◆ GIVEN PROBLEM ◆
Retype the lines beneath this one, from the first through the line containing "type Pt = [number, number];". Pictures are left out.

:: INFORMATION SHOWN

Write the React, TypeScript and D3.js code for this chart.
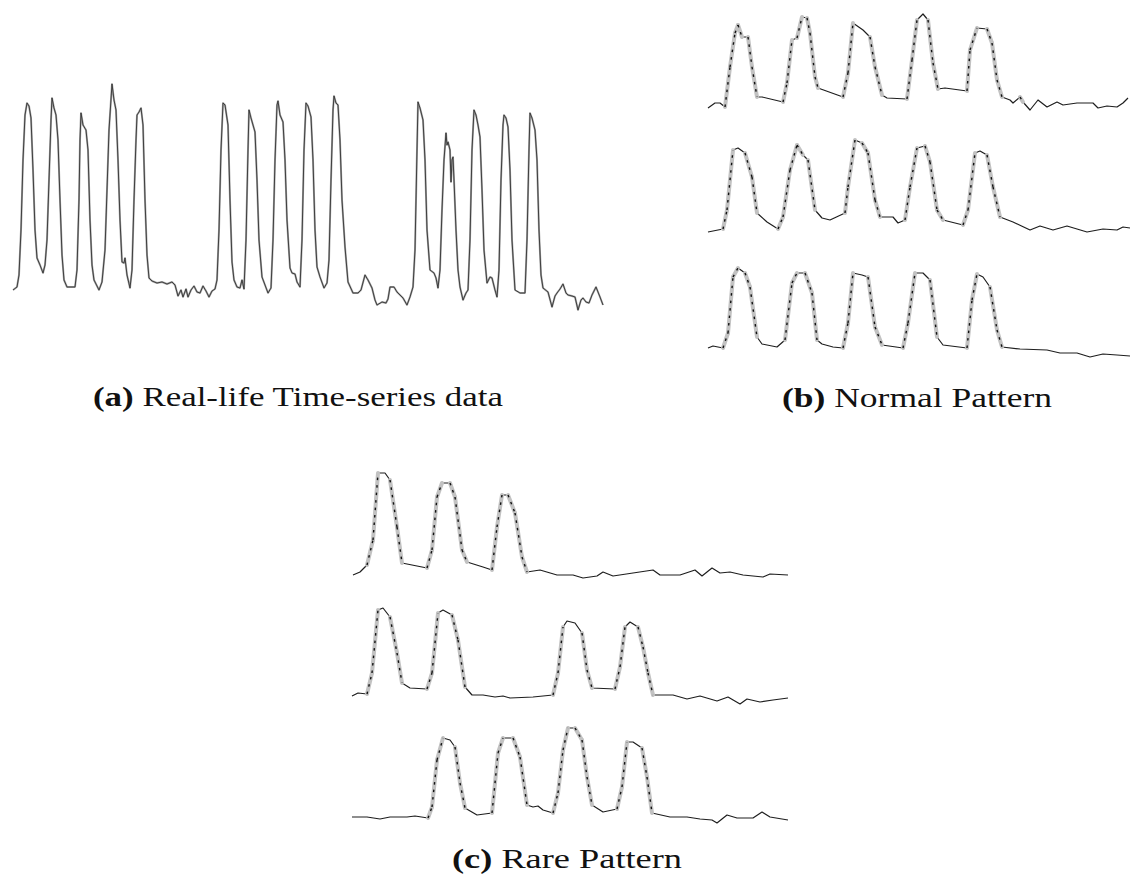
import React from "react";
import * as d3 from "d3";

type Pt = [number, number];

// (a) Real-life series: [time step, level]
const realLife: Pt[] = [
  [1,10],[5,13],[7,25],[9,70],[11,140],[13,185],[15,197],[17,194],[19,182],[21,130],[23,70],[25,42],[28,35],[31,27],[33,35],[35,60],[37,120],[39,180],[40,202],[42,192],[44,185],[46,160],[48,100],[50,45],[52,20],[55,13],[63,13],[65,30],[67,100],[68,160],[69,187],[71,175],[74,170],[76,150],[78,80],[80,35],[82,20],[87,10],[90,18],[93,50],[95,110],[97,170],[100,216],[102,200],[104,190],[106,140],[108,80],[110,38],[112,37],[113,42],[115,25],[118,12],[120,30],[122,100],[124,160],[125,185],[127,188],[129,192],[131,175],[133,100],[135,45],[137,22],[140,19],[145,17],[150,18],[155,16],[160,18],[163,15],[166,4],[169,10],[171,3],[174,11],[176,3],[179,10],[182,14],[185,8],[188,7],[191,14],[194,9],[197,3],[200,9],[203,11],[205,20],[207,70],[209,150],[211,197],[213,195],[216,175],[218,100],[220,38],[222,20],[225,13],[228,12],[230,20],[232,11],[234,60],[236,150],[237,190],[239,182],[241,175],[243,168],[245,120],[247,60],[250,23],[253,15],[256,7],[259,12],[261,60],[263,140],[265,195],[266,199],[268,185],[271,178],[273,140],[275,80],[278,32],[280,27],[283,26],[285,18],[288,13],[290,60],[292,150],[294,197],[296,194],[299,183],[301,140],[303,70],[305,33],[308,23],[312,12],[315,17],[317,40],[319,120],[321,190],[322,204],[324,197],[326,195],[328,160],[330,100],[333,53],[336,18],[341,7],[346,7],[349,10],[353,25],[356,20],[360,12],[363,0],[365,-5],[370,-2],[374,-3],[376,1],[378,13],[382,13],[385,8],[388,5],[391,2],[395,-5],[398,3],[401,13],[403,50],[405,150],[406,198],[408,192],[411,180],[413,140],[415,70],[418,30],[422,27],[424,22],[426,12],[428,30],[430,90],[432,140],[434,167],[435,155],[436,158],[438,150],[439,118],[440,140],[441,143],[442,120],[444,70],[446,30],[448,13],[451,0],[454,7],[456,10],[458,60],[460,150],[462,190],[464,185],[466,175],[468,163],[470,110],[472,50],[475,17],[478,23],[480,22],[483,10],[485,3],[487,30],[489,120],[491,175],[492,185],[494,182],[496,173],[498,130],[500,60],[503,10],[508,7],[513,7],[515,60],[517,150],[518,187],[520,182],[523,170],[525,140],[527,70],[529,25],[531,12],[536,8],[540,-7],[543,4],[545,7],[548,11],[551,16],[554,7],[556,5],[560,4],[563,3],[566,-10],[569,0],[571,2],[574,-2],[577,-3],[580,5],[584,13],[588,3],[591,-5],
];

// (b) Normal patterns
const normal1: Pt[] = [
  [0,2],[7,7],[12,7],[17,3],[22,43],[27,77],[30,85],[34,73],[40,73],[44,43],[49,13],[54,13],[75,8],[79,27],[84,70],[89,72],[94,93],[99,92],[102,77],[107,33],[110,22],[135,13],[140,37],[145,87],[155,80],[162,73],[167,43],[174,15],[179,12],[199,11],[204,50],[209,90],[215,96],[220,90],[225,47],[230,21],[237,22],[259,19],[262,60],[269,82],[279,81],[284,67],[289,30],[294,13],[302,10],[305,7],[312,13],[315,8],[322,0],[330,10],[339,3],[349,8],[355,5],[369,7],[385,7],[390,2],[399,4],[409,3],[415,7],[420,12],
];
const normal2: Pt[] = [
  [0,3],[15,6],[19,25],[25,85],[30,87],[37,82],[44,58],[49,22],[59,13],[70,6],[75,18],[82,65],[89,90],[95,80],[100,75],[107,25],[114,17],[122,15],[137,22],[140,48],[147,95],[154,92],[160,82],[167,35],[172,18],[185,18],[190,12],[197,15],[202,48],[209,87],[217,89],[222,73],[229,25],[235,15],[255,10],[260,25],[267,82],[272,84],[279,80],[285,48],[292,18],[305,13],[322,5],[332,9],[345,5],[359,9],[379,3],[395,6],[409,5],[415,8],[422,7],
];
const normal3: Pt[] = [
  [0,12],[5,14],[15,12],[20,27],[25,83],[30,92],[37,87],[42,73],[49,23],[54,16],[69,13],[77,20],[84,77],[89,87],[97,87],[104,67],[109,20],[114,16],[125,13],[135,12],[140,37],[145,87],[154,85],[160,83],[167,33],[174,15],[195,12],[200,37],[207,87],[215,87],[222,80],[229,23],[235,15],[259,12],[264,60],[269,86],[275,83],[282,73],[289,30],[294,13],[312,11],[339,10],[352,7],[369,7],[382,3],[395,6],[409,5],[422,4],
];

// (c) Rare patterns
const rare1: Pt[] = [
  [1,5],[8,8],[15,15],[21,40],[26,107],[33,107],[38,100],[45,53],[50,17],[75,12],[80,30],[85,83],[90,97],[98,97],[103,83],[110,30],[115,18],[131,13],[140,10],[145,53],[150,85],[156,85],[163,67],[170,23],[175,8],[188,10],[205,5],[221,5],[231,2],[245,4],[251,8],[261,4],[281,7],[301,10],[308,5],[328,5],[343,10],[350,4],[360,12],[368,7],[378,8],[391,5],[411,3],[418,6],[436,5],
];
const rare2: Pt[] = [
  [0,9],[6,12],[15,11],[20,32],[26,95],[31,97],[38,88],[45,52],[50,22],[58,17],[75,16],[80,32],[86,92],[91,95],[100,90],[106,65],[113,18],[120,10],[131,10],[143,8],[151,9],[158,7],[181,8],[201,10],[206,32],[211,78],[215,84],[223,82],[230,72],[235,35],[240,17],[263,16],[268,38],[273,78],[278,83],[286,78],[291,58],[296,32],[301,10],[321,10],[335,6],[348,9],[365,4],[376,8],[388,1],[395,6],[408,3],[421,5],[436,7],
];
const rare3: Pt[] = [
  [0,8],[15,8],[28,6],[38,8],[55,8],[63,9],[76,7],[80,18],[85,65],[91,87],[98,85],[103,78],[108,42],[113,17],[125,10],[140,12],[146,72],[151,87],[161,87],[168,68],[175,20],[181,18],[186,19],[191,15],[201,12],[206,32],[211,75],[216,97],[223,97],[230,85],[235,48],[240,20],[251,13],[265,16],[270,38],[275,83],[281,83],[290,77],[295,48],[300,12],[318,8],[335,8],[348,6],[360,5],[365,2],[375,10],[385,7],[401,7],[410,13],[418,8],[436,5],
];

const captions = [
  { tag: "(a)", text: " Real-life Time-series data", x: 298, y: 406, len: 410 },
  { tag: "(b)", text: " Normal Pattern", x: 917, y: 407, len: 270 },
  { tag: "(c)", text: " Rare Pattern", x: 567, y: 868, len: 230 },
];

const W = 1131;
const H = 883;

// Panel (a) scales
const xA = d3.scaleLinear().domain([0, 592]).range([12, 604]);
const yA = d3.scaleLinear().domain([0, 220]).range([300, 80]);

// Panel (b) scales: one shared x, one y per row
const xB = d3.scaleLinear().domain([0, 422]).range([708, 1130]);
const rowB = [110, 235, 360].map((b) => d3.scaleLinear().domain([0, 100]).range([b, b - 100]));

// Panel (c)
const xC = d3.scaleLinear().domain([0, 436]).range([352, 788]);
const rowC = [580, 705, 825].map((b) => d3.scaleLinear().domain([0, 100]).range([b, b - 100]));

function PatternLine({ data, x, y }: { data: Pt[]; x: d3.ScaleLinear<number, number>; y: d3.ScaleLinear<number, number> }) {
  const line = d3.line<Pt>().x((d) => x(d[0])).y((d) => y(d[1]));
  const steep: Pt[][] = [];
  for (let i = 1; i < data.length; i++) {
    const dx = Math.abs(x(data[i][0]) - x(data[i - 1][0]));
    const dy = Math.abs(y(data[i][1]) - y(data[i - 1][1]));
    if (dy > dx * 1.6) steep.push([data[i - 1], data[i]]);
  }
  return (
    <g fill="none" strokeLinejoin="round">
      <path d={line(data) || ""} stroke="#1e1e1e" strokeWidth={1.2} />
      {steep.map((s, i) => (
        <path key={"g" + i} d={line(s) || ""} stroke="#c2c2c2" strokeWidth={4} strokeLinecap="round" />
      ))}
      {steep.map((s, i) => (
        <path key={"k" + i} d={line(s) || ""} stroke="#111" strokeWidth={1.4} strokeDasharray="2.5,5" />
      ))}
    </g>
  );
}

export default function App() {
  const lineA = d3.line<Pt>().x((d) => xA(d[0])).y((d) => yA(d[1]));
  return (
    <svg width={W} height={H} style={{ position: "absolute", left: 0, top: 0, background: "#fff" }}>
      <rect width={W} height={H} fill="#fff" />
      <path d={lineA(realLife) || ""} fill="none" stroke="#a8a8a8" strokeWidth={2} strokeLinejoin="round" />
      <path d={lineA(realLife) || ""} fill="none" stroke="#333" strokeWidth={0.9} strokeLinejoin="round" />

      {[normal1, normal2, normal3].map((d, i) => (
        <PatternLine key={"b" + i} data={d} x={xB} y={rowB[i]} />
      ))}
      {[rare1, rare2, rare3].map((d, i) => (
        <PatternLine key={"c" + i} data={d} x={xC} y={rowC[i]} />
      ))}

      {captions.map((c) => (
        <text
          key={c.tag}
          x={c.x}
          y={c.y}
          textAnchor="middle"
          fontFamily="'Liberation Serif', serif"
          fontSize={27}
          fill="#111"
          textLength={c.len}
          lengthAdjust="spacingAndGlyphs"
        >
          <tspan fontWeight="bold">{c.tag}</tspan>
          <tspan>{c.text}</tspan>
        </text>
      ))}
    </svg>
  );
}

::::

◆ SOLUTION FOR THIS TASK ◆
Write the React, TypeScript and D3.js code for this chart.
import React from "react";
import * as d3 from "d3";

type Pt = [number, number];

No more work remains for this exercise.